* BEGIN Source records *
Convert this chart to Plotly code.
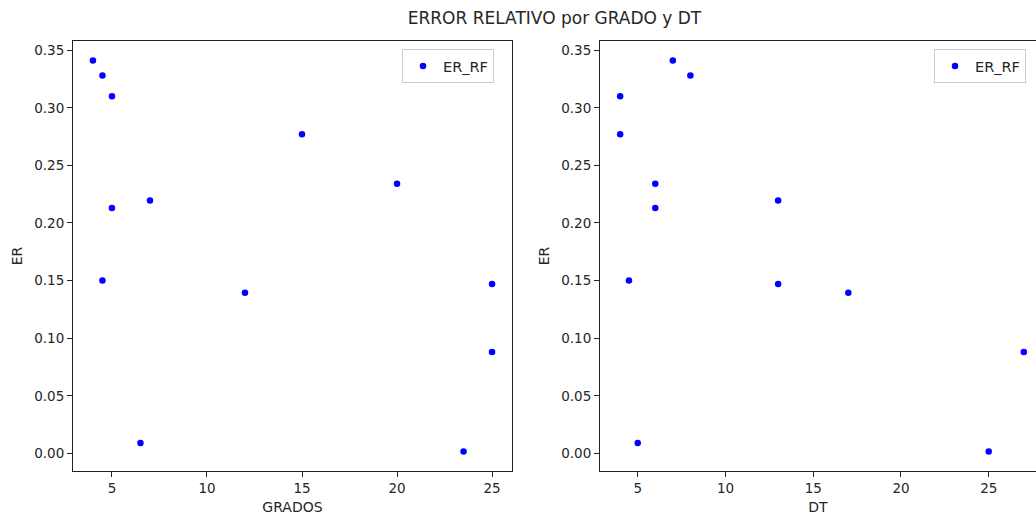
import plotly.graph_objects as go

# Data
er_rf = [0.341, 0.328, 0.310, 0.277, 0.234, 0.213, 0.2195, 0.150, 0.147, 0.1395, 0.088, 0.009, 0.0017]
grados = [4, 4.5, 5, 15, 20, 5, 7, 4.5, 25, 12, 25, 6.5, 23.5]
dt = [7, 8, 4, 4, 6, 6, 13, 4.5, 13, 17, 27, 5, 25]

title_text = "ERROR RELATIVO por GRADO y DT"
series_name = "ER_RF"

FONT = "DejaVu Sans"
TXT = "#262626"

fig = go.Figure()
fig.add_trace(go.Scatter(x=grados, y=er_rf, mode="markers", name=series_name,
                         marker=dict(color="#0000ff", size=6.5), xaxis="x", yaxis="y",
                         legend="legend"))
fig.add_trace(go.Scatter(x=dt, y=er_rf, mode="markers", name=series_name,
                         marker=dict(color="#0000ff", size=6.5), xaxis="x2", yaxis="y2",
                         legend="legend2"))

ymin, ymax = min(er_rf), max(er_rf)
pad = (ymax - ymin) * 0.05
yr = [ymin - pad, ymax + pad]

def xr(vals):
    lo, hi = min(vals), max(vals)
    p = (hi - lo) * 0.05
    return [lo - p, hi + p]

r1 = xr(grados)
r2 = xr(dt)
# right panel is cropped at the window edge in the reference
r2_vis = [r2[0], r2[1] - 8 / (444 / (r2[1] - r2[0]))]

axis_common = dict(showgrid=False, zeroline=False, showline=True, linecolor="#222",
                   linewidth=1, ticks="outside", ticklen=5, tickcolor="#222",
                   tickfont=dict(family=FONT, size=13.5, color=TXT),
                   title_font=dict(family=FONT, size=14, color=TXT))

fig.update_layout(
    template="none",
    width=1036, height=516,
    margin=dict(l=73, r=0, t=41, b=45, autoexpand=False),
    paper_bgcolor="white", plot_bgcolor="white",
    title=dict(text=title_text, x=0.5, xref="paper", xanchor="center",
               y=1 - 18 / 516, yref="container", yanchor="middle",
               font=dict(family=FONT, size=17, color=TXT)),
    xaxis=dict(domain=[0, 439 / 963], range=r1, dtick=5, mirror=True, anchor="y",
               title=dict(text="GRADOS", standoff=6), **axis_common),
    yaxis=dict(domain=[0, 1], range=yr, dtick=0.05, tickformat=".2f", mirror=True,
               anchor="x", title=dict(text="ER", standoff=8), **axis_common),
    xaxis2=dict(domain=[527 / 963, 1.0], range=r2_vis, dtick=5, mirror=True, anchor="y2",
                title=dict(text="DT", standoff=6), **axis_common),
    yaxis2=dict(domain=[0, 1], range=yr, dtick=0.05, tickformat=".2f", mirror=False,
                anchor="x2", title=dict(text="ER", standoff=8), **axis_common),
    legend=dict(x=(402 - 73) / 963, y=(471 - 49) / 430, xanchor="left", yanchor="top",
                bordercolor="#cccccc", borderwidth=1, bgcolor="white",
                font=dict(family=FONT, size=14.5, color=TXT)),
    legend2=dict(x=(934 - 73) / 963, y=(471 - 49) / 430, xanchor="left", yanchor="top",
                 bordercolor="#cccccc", borderwidth=1, bgcolor="white",
                 font=dict(family=FONT, size=14.5, color=TXT)),
    showlegend=True,
)

fig.write_html("out.html", config={"displayModeBar": False},
               post_script="document.body.style.margin='0';")
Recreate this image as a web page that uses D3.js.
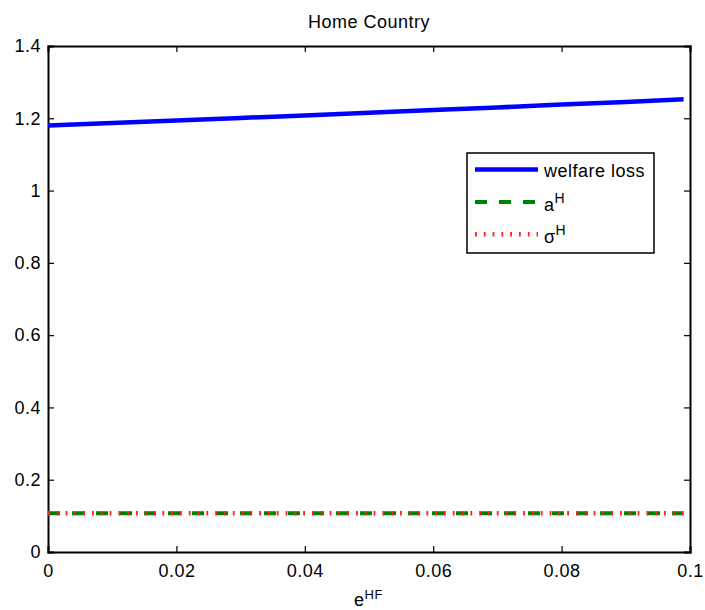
* END Source records *
→ Direction
Work out how many lines of the material above contain the word "this", then give only that figure.

→ Reply
2